• _AIM OF THE EXERCISE_
Output the line that holds "Output the Python", the line that holds "0.003, 0.020, 0.007]", and every line between them, exactly, but none of the pictures.

• _STORED RECORDS_
________________

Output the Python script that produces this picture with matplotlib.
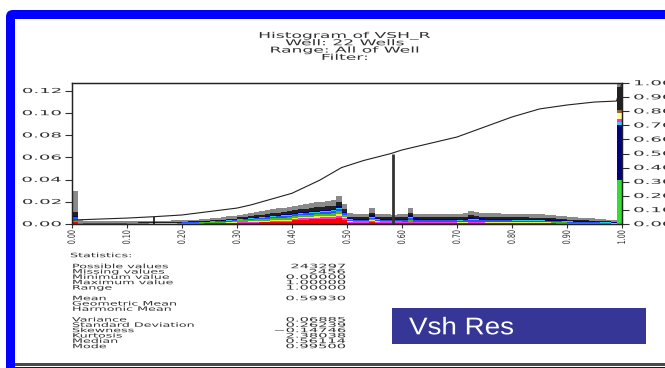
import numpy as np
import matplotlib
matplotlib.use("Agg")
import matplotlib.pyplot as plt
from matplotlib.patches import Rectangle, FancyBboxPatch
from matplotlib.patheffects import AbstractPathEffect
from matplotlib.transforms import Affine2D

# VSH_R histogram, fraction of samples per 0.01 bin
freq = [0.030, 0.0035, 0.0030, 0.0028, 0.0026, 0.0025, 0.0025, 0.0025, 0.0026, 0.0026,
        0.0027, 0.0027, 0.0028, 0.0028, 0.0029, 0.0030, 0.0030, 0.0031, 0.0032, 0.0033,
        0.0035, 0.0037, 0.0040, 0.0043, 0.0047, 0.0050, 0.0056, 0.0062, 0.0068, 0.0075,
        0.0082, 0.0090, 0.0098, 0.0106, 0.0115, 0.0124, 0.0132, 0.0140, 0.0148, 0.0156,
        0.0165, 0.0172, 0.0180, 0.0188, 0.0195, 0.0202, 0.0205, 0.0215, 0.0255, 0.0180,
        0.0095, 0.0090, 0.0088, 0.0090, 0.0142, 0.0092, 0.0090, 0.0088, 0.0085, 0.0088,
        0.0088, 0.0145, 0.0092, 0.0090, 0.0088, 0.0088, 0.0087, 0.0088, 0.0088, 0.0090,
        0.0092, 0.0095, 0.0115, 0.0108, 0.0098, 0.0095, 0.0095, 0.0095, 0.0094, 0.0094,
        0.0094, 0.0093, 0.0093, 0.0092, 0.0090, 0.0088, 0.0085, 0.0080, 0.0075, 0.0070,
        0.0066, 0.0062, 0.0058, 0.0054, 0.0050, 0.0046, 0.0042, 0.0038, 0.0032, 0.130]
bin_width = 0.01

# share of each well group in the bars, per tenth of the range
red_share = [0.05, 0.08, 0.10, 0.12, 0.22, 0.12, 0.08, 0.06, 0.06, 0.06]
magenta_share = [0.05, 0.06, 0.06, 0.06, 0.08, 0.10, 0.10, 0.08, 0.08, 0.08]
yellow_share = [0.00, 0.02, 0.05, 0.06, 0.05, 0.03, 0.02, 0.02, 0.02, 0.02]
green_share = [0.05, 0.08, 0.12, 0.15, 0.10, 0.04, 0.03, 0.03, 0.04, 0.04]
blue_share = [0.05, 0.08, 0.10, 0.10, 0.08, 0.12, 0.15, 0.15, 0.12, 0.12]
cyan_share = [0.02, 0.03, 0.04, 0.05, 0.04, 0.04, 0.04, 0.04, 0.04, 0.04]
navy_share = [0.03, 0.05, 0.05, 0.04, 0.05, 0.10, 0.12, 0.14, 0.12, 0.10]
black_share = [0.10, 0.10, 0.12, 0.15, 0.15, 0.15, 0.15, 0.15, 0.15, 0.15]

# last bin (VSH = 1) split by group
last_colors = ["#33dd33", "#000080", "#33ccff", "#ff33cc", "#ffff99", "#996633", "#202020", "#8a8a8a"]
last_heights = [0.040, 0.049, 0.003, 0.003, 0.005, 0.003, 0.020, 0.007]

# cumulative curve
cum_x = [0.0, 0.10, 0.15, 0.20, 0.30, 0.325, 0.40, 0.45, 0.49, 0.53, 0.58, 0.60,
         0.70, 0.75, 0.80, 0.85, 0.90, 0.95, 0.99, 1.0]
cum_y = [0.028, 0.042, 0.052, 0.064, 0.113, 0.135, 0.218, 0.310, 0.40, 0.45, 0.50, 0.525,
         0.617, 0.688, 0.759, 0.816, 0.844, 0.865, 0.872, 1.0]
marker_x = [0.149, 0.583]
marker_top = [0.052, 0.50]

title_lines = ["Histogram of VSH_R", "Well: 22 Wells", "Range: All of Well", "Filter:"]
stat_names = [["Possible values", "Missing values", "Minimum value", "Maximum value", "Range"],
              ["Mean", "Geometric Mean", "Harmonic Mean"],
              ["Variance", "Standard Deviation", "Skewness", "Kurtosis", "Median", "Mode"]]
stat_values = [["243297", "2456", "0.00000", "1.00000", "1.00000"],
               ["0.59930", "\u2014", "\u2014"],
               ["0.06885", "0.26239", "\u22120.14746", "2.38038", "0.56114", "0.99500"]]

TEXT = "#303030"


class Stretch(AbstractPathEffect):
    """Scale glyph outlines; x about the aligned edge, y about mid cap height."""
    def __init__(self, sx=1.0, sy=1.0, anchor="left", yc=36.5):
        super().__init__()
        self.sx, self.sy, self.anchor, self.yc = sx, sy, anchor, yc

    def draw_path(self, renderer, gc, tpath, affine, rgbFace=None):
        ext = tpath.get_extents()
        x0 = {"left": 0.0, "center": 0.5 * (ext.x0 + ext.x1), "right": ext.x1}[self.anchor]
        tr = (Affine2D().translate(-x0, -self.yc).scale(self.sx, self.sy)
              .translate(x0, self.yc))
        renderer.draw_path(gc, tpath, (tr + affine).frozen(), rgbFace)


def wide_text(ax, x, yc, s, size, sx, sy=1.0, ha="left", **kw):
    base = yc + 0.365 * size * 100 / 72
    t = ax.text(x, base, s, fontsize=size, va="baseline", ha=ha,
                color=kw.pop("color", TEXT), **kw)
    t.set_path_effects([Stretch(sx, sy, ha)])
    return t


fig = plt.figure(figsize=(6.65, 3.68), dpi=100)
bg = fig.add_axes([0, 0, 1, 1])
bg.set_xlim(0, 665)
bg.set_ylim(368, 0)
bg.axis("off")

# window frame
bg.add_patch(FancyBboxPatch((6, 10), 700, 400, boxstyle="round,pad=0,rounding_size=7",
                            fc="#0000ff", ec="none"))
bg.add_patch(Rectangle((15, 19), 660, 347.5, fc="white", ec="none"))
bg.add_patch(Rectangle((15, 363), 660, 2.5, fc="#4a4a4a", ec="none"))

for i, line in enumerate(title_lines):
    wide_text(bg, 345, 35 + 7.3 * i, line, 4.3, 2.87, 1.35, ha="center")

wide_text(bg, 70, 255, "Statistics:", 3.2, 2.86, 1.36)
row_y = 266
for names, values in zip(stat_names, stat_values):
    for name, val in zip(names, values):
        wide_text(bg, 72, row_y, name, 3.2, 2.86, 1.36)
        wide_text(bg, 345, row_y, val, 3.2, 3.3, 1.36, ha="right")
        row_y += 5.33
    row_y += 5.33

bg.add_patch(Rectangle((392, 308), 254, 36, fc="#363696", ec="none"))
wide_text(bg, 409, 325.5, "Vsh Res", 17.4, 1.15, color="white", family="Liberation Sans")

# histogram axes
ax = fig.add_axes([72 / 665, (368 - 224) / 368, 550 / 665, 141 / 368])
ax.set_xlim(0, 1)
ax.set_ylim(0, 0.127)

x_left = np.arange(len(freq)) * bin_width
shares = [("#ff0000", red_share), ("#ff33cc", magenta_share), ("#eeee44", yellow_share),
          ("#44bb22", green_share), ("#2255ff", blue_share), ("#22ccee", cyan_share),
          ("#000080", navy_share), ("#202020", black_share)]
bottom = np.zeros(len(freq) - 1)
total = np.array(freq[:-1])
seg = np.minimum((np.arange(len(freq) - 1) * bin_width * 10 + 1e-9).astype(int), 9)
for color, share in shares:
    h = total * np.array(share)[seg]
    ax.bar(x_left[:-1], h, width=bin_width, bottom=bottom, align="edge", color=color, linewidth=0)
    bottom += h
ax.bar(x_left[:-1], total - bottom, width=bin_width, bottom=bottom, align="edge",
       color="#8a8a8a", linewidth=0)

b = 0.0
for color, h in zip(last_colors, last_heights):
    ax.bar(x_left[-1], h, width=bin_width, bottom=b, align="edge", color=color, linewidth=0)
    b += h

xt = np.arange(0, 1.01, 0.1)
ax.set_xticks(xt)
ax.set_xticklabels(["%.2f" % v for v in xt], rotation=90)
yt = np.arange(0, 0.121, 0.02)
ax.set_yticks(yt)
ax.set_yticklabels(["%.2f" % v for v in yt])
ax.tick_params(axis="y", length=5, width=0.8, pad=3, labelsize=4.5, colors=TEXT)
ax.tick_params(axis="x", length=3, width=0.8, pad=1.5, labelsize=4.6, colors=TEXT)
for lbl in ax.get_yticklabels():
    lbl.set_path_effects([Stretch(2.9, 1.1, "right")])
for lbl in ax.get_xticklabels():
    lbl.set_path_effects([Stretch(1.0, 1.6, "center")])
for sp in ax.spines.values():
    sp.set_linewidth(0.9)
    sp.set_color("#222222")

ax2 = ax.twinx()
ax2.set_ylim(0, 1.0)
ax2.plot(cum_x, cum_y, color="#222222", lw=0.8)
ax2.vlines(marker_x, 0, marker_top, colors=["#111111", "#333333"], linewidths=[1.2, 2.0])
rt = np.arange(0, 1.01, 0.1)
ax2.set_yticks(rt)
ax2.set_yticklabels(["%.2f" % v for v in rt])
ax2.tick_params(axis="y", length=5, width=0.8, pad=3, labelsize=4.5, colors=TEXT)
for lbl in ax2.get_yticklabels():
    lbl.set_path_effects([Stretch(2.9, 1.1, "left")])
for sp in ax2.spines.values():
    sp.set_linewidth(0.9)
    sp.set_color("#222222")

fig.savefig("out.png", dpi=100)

________________

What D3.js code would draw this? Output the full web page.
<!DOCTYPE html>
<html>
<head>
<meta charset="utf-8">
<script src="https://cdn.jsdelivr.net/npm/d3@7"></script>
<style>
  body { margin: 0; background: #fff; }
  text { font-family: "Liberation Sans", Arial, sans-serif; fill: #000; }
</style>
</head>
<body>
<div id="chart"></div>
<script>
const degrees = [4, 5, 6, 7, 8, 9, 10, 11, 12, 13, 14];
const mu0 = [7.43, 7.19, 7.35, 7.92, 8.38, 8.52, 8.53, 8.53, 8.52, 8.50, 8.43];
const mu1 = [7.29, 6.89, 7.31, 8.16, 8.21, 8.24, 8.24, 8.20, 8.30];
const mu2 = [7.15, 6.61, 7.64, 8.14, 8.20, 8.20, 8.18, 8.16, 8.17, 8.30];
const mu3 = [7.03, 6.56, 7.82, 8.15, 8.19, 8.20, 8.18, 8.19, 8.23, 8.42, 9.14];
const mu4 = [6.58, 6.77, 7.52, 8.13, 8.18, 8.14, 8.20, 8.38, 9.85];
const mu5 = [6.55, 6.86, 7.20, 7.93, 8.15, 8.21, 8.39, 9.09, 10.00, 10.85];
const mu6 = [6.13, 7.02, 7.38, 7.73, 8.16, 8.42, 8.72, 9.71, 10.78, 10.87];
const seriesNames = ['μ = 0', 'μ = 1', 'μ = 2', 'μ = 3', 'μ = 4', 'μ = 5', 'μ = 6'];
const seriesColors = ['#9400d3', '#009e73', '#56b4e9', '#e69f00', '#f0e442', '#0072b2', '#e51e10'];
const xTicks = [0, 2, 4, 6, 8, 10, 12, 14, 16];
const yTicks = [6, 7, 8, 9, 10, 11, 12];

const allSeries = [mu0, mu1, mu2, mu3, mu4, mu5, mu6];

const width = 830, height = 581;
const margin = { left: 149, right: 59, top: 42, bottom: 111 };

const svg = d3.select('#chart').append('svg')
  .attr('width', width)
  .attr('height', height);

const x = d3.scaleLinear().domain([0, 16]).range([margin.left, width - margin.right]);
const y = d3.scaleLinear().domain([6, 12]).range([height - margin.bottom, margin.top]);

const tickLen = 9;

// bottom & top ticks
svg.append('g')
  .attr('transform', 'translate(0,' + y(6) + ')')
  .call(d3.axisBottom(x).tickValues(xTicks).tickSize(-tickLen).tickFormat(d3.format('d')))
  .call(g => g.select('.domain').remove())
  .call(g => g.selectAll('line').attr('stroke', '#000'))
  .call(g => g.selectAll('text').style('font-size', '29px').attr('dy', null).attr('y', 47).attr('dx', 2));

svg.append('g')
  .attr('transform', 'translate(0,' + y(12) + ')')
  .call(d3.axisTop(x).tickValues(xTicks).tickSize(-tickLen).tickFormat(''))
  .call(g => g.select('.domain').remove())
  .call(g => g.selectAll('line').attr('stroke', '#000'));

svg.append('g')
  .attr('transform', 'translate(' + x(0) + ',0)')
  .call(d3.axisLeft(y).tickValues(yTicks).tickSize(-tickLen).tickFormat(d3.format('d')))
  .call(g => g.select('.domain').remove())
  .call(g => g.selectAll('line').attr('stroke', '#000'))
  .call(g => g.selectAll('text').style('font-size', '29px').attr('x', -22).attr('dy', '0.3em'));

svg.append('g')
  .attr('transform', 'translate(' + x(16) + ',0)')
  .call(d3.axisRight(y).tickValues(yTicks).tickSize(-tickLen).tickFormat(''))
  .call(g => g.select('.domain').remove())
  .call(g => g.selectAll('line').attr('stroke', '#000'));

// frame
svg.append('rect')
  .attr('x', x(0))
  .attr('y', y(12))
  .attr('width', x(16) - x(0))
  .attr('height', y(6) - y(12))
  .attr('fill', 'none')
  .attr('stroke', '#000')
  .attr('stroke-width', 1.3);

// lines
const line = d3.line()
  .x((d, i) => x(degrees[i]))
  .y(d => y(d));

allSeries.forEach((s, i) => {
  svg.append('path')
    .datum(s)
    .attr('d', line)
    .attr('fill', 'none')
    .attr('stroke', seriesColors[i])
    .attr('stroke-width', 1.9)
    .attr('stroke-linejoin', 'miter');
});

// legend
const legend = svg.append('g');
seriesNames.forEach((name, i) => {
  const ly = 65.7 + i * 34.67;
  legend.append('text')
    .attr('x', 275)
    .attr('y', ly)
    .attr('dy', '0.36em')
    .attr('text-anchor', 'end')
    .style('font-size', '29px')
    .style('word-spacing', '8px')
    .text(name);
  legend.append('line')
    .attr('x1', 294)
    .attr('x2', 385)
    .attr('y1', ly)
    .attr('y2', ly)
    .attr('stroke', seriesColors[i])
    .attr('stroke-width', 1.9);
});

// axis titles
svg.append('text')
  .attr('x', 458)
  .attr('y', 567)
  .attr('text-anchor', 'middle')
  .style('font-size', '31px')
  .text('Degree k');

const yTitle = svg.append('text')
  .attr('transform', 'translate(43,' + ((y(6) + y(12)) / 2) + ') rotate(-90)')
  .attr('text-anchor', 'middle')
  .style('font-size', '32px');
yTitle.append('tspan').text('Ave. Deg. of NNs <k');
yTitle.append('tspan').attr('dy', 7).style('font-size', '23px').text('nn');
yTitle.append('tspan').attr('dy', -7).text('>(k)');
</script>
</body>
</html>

________________

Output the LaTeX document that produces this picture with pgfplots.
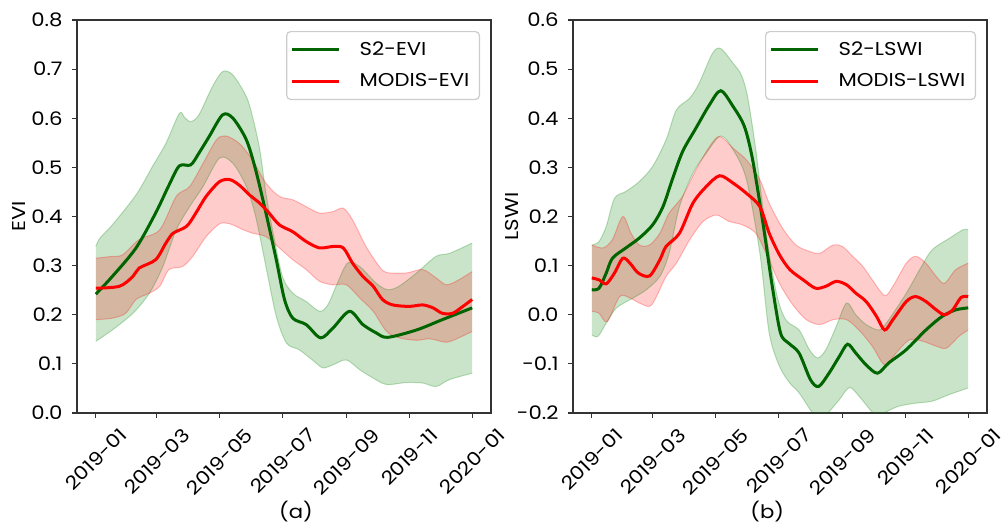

________________

• _RESULT OF THIS TASK_
Output the Python script that produces this picture with matplotlib.
import numpy as np
import matplotlib
matplotlib.use("Agg")
import matplotlib.pyplot as plt
from matplotlib.patches import Rectangle, FancyBboxPatch
from matplotlib.patheffects import AbstractPathEffect
from matplotlib.transforms import Affine2D

# VSH_R histogram, fraction of samples per 0.01 bin
freq = [0.030, 0.0035, 0.0030, 0.0028, 0.0026, 0.0025, 0.0025, 0.0025, 0.0026, 0.0026,
        0.0027, 0.0027, 0.0028, 0.0028, 0.0029, 0.0030, 0.0030, 0.0031, 0.0032, 0.0033,
        0.0035, 0.0037, 0.0040, 0.0043, 0.0047, 0.0050, 0.0056, 0.0062, 0.0068, 0.0075,
        0.0082, 0.0090, 0.0098, 0.0106, 0.0115, 0.0124, 0.0132, 0.0140, 0.0148, 0.0156,
        0.0165, 0.0172, 0.0180, 0.0188, 0.0195, 0.0202, 0.0205, 0.0215, 0.0255, 0.0180,
        0.0095, 0.0090, 0.0088, 0.0090, 0.0142, 0.0092, 0.0090, 0.0088, 0.0085, 0.0088,
        0.0088, 0.0145, 0.0092, 0.0090, 0.0088, 0.0088, 0.0087, 0.0088, 0.0088, 0.0090,
        0.0092, 0.0095, 0.0115, 0.0108, 0.0098, 0.0095, 0.0095, 0.0095, 0.0094, 0.0094,
        0.0094, 0.0093, 0.0093, 0.0092, 0.0090, 0.0088, 0.0085, 0.0080, 0.0075, 0.0070,
        0.0066, 0.0062, 0.0058, 0.0054, 0.0050, 0.0046, 0.0042, 0.0038, 0.0032, 0.130]
bin_width = 0.01

# share of each well group in the bars, per tenth of the range
red_share = [0.05, 0.08, 0.10, 0.12, 0.22, 0.12, 0.08, 0.06, 0.06, 0.06]
magenta_share = [0.05, 0.06, 0.06, 0.06, 0.08, 0.10, 0.10, 0.08, 0.08, 0.08]
yellow_share = [0.00, 0.02, 0.05, 0.06, 0.05, 0.03, 0.02, 0.02, 0.02, 0.02]
green_share = [0.05, 0.08, 0.12, 0.15, 0.10, 0.04, 0.03, 0.03, 0.04, 0.04]
blue_share = [0.05, 0.08, 0.10, 0.10, 0.08, 0.12, 0.15, 0.15, 0.12, 0.12]
cyan_share = [0.02, 0.03, 0.04, 0.05, 0.04, 0.04, 0.04, 0.04, 0.04, 0.04]
navy_share = [0.03, 0.05, 0.05, 0.04, 0.05, 0.10, 0.12, 0.14, 0.12, 0.10]
black_share = [0.10, 0.10, 0.12, 0.15, 0.15, 0.15, 0.15, 0.15, 0.15, 0.15]

# last bin (VSH = 1) split by group
last_colors = ["#33dd33", "#000080", "#33ccff", "#ff33cc", "#ffff99", "#996633", "#202020", "#8a8a8a"]
last_heights = [0.040, 0.049, 0.003, 0.003, 0.005, 0.003, 0.020, 0.007]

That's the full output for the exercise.